There is no doubt about the fact that the major factor in the production of the income was the practically exclusive control of the supplies of two products in very great demand. Petitioners contend that this control stemmed from the oral commitments which constituted good will which must be defined as capital. They point to evidence that the demand for the products controlled by them was so great that the participation of Stanton or any other partner was not required to dispose of them, their only problem being one of equitable distribution which could have been carried out by anyone. But as the Tax Court replied to this contention, 'This evidence * * * does not establish the fact that the partnership was not a personal service business but, at most, shows that the artificial demand created by war conditions did not require the partners to devote the care and attention to the business which would have been necessary under normal economic conditions.'
We find further reason for disagreement with petitioners in their classification of their oral commitments as good will. Randolph Paul in his Federal Estate and Gift Taxation, Vol. II, Para. 18.16, comments on the difficulty of defining the term good will. However, we note that the various definitions quoted all appear to relate to some advantage in the competition for customers, not for commodities to sell to those customers. Here, Stanton testified, the demand was so great that they could pick their accounts and in fact did pick those who would pay invoices the day they got them. Moreover, it appears that the precise factors which we think the court correctly found to be responsible for the production of the income here involved are expressly excluded from the definition of good will: 'Ability, skill, experience, acquaintanceship, personal clientele, and other personal characteristics and qualifications do not constitute good will.' And while it is true that various contract rights are also included in intangible properties, we seriously doubt that the commitments here involved rise to the dignity of such contract rights. We find nothing in the record to indicate that they were ever actually binding and enforceable, but it appears that they were continued in effect from year to year because it suited the convenience of the suppliers to dispose of their products through the channels provided by them. We agree with respondent that the trusts could make a capital contribution to Feed Sales of commitments only if the interests in Feed Sales they received from Stanton and Springer in January 1944 and retransferred to Feed Sales included an asset consisting of standing and binding commitments.
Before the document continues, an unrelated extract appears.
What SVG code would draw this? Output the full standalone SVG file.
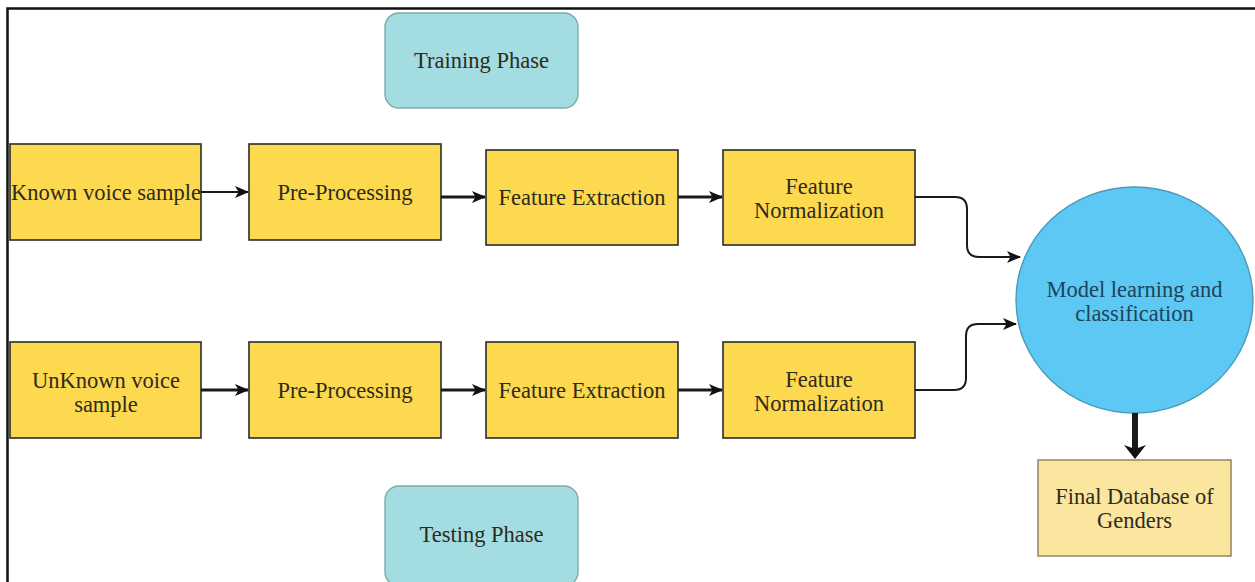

The very informal arrangements here relied upon do not qualify as such, even though they were actually carried out during the tax year.
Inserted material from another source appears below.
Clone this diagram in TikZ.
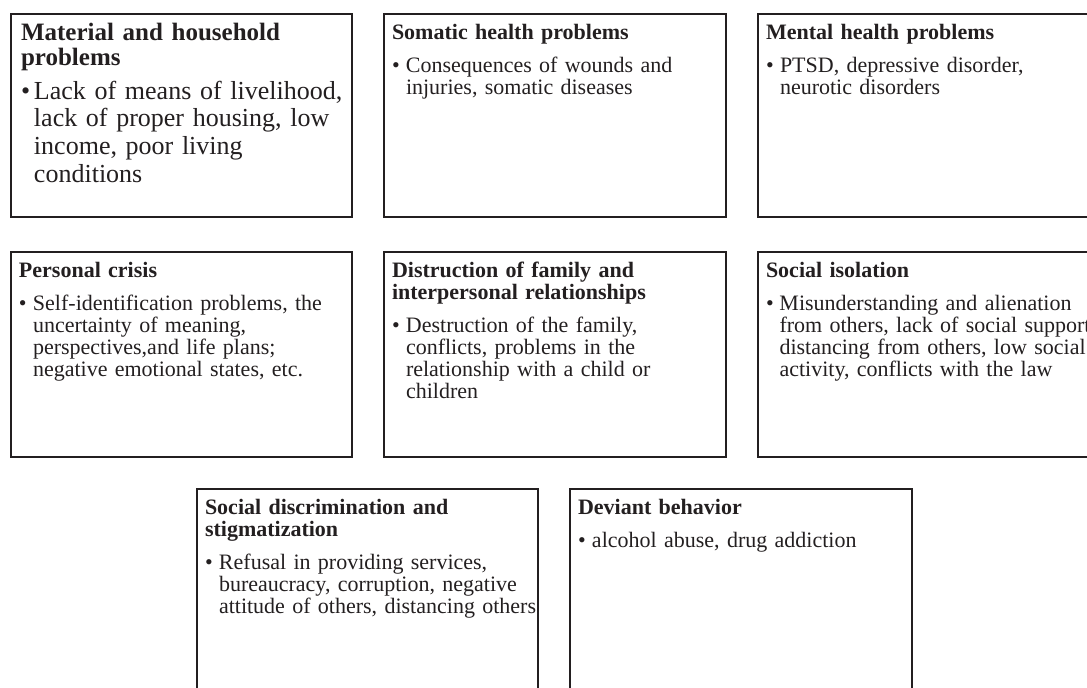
\documentclass[tikz,border=0pt]{standalone}
\usepackage{fontspec}
\setmainfont{Liberation Serif}
\usetikzlibrary{calc}
\definecolor{ink}{HTML}{231F20}
\tikzset{
  box/.style={draw=ink, line width=2.4pt, rectangle, anchor=north west, inner sep=0pt, outer sep=0pt},
  txt/.style={anchor=base west, inner sep=0pt, outer sep=0pt, align=left, text=ink, text width=420pt, font=\fontsize{22}{22}\selectfont},
  bigtxt/.style={txt, font=\fontsize{26}{27.7}\selectfont},
}
\newcommand{\hdx}[4]{{\fontsize{#1}{#2}\selectfont\bfseries #4\par}\vspace{#3}}
\newcommand{\blx}[2]{\noindent\makebox[#1][l]{\textbullet}\parbox[t]{380pt}{\raggedright #2}\par}
\begin{document}
\begin{tikzpicture}[x=1pt,y=-1pt]
\useasboundingbox (0,0) rectangle (1087,688);
% row 1
\node[box, minimum width=341pt, minimum height=203pt] (b1) at (11,14) {};
\node[box, minimum width=342pt, minimum height=203pt] (b2) at (384,14) {};
\node[box, minimum width=342pt, minimum height=203pt] (b3) at (758,14) {};
% row 2
\node[box, minimum width=341pt, minimum height=205pt] (b4) at (11,252) {};
\node[box, minimum width=342pt, minimum height=205pt] (b5) at (384,252) {};
\node[box, minimum width=342pt, minimum height=205pt] (b6) at (758,252) {};
% row 3
\node[box, minimum width=341pt, minimum height=240pt] (b7) at (197,489) {};
\node[box, minimum width=342pt, minimum height=240pt] (b8) at (570,489) {};
% texts
\node[bigtxt] (t1) at ($(b1.north west)+(10,26)$) {\hdx{25}{25}{6.3pt}{Material and household\\problems}\blx{13pt}{\baselineskip=27.7pt Lack of means of livelihood,\\lack of proper housing, low\\income, poor living\\conditions}};
\node[txt] (t2) at ($(b2.north west)+(8,25)$) {\hdx{22}{22}{11pt}{Somatic health problems}\blx{14pt}{Consequences of wounds and\\injuries, somatic diseases}};
\node[txt] (t3) at ($(b3.north west)+(8,25)$) {\hdx{22}{22}{11pt}{Mental health problems}\blx{14pt}{PTSD, depressive disorder,\\neurotic disorders}};
\node[txt] (t4) at ($(b4.north west)+(8,25)$) {\hdx{22}{22}{11pt}{Personal crisis}\blx{14pt}{Self-identification problems, the\\uncertainty of meaning,\\perspectives,and life plans;\\negative emotional states, etc.}};
\node[txt] (t5) at ($(b5.north west)+(8,25)$) {\hdx{22}{22}{11pt}{Distruction of family and\\interpersonal relationships}\blx{14pt}{Destruction of the family,\\conflicts, problems in the\\relationship with a child or\\children}};
\node[txt] (t6) at ($(b6.north west)+(8,25)$) {\hdx{22}{22}{11pt}{Social isolation}\blx{13.5pt}{Misunderstanding and alienation\\from others, lack of social support,\\distancing from others, low social\\activity, conflicts with the law}};
\node[txt] (t7) at ($(b7.north west)+(8,25)$) {\hdx{22}{22}{11pt}{Social discrimination and\\stigmatization}\blx{14pt}{Refusal in providing services,\\bureaucracy, corruption, negative\\attitude of others, distancing others}};
\node[txt] (t8) at ($(b8.north west)+(8,25)$) {\hdx{22}{22}{11pt}{Deviant behavior}\blx{14pt}{alcohol abuse, drug addiction}};
\end{tikzpicture}
\end{document}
The Tax Court suggests another basis for its ruling in that petitioners' conveyance of their partnership interests to the trusts did not deprive them of the opportunity to recapture the going business at a later date, noting that the four surviving partners reorganized the partnership upon the withdrawal of all three trusts shortly after the death of Springer early in 1946. We think this makes the situation comparable to that in Commissioner v. Sunnen, 333 U.S. 591, at pages 608, 609, 68 S.Ct. 715, 92 L.Ed. 898, where the Supreme Court held that a taxpayer assigning to his wife certain license contracts between himself and a corporation of which he was the majority stockholder retained such control over the contracts by virtue of the corporate power to cancel them on notice, that the royalties accruing thereunder were taxable to himself rather than to his assignee.
We agree with the Tax Court that under the circumstances here appearing the assignment of taxpayers' legal title to their partnership interests did not relieve them of their obligation to pay income taxes on the distributive shares of the partnership income.